For students, especially those still in secondary school, these are lessons that may look small now but become costly when ignored later.
Do not choose a course under pressure and expect passion to appear later. It rarely does.
School is not a memory contest. Education should build understanding and problem solving, not just repetition.
Do not wait until final year before taking your future seriously. The habits formed early often shape long term outcomes more than last minute effort.
Good grades alone are not enough protection. Without practical skills and exposure, even brilliant students can struggle after graduation.
Learn to think, not just to pass examinations. The ability to ask meaningful questions is often more valuable than memorizing answers.
Build skills early: writing, digital literacy, communication, critical thinking, and adaptability. These are no longer optional advantages; they are survival tools.
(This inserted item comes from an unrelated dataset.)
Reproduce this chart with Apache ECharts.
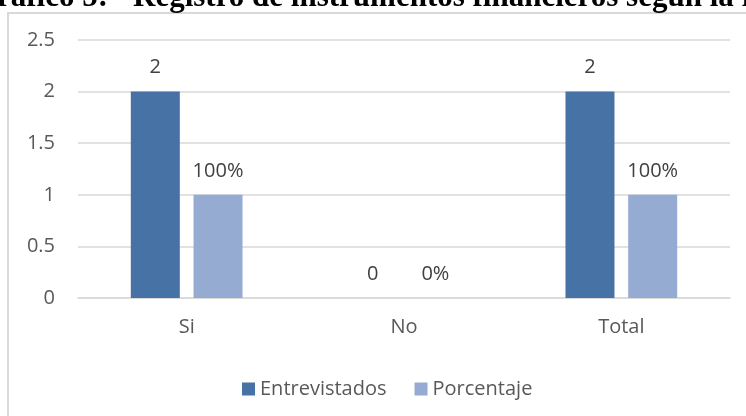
<!DOCTYPE html>
<html>
<head>
<meta charset="utf-8">
<script src="https://cdn.jsdelivr.net/npm/echarts@6/dist/echarts.min.js"></script>
<style>
  html, body { margin: 0; padding: 0; background: #fff; }
  #chart { width: 746px; height: 416px; }
</style>
</head>
<body>
<div id="chart"></div>
<script>
const categories = ["Si", "No", "Total"];
const entrevistados = [2, 0, 2];
const porcentaje = [1, 0, 1];
const yTicks = [0, 0.5, 1, 1.5, 2, 2.5];

const font = "Open Sans";
const titleFont = 'bold 31px "Liberation Serif"';
const chart = echarts.init(document.getElementById("chart"));

chart.setOption({
  backgroundColor: "#fff",
  animation: false,
  textStyle: { fontFamily: font },
  graphic: [
    {
      type: "rect",
      shape: { x: 8, y: 13, width: 800, height: 500 },
      style: { fill: "none", stroke: "#d9d9d9", lineWidth: 2 },
      z: 0
    },
    // title is cut off by the top of the picture, only the lower part shows
    {
      type: "text",
      x: 108,
      y: -18,
      style: {
        text: "Gráfico 5:",
        font: titleFont,
        fill: "#000",
        align: "right",
        verticalAlign: "top"
      },
      z: 10
    },
    {
      type: "text",
      x: 133,
      y: -18,
      style: {
        text: "Registro de instrumentos financieros según la r",
        font: titleFont,
        fill: "#000",
        align: "left",
        verticalAlign: "top"
      },
      z: 10
    }
  ],
  grid: { left: 78, right: 16, top: 40, bottom: 118 },
  legend: {
    left: 237,
    top: 374,
    itemWidth: 13,
    itemHeight: 13,
    itemGap: 28,
    icon: "rect",
    textStyle: { fontFamily: font, fontSize: 20, color: "#595959" },
    data: ["Entrevistados", "Porcentaje"]
  },
  xAxis: {
    type: "category",
    data: categories,
    axisTick: { show: false },
    axisLine: { lineStyle: { color: "#d9d9d9", width: 1.5 } },
    axisLabel: { margin: 19, fontSize: 20, color: "#595959", fontFamily: font }
  },
  yAxis: {
    type: "value",
    min: yTicks[0],
    max: yTicks[yTicks.length - 1],
    interval: 0.5,
    axisLine: { show: false },
    axisTick: { show: false },
    splitLine: { lineStyle: { color: "#d9d9d9", width: 1.5 } },
    axisLabel: { margin: 23, fontSize: 20, color: "#595959", fontFamily: font }
  },
  series: [
    {
      name: "Entrevistados",
      type: "bar",
      data: entrevistados,
      barWidth: 49,
      barGap: "28%",
      itemStyle: { color: "#4672a5" },
      label: {
        show: true,
        position: "top",
        distance: 14,
        fontSize: 20,
        color: "#404040",
        fontFamily: font
      }
    },
    {
      name: "Porcentaje",
      type: "bar",
      data: porcentaje,
      barWidth: 49,
      itemStyle: { color: "#95abd1" },
      label: {
        show: true,
        position: "top",
        distance: 14,
        fontSize: 20,
        color: "#404040",
        fontFamily: font,
        formatter: p => Math.round(p.value * 100) + "%"
      }
    }
  ]
});
</script>
</body>
</html>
University is not a rescue system. It amplifies direction, it does not create it.
For parents, this conversation matters just as much. Raising a child today is no longer only about paying school fees or securing admission. It requires preparing them for a world where certificates alone no longer guarantee success. Silence about this reality does not protect children; it only delays their preparedness.
Encourage curiosity at home. Focus on understanding, not only grades.
Guide without excessive pressure. Correct without breaking confidence.
Expose children early to responsibility, financial awareness, and real life decision making, so adulthood does not arrive as a shock.
Support skill development, even when it looks small or unconventional. That is often where future competence begins.
Avoid comparing children unfairly. Every child develops at a different pace, but every child still needs preparation.
In the end, the future belongs not only to the educated, but to the prepared.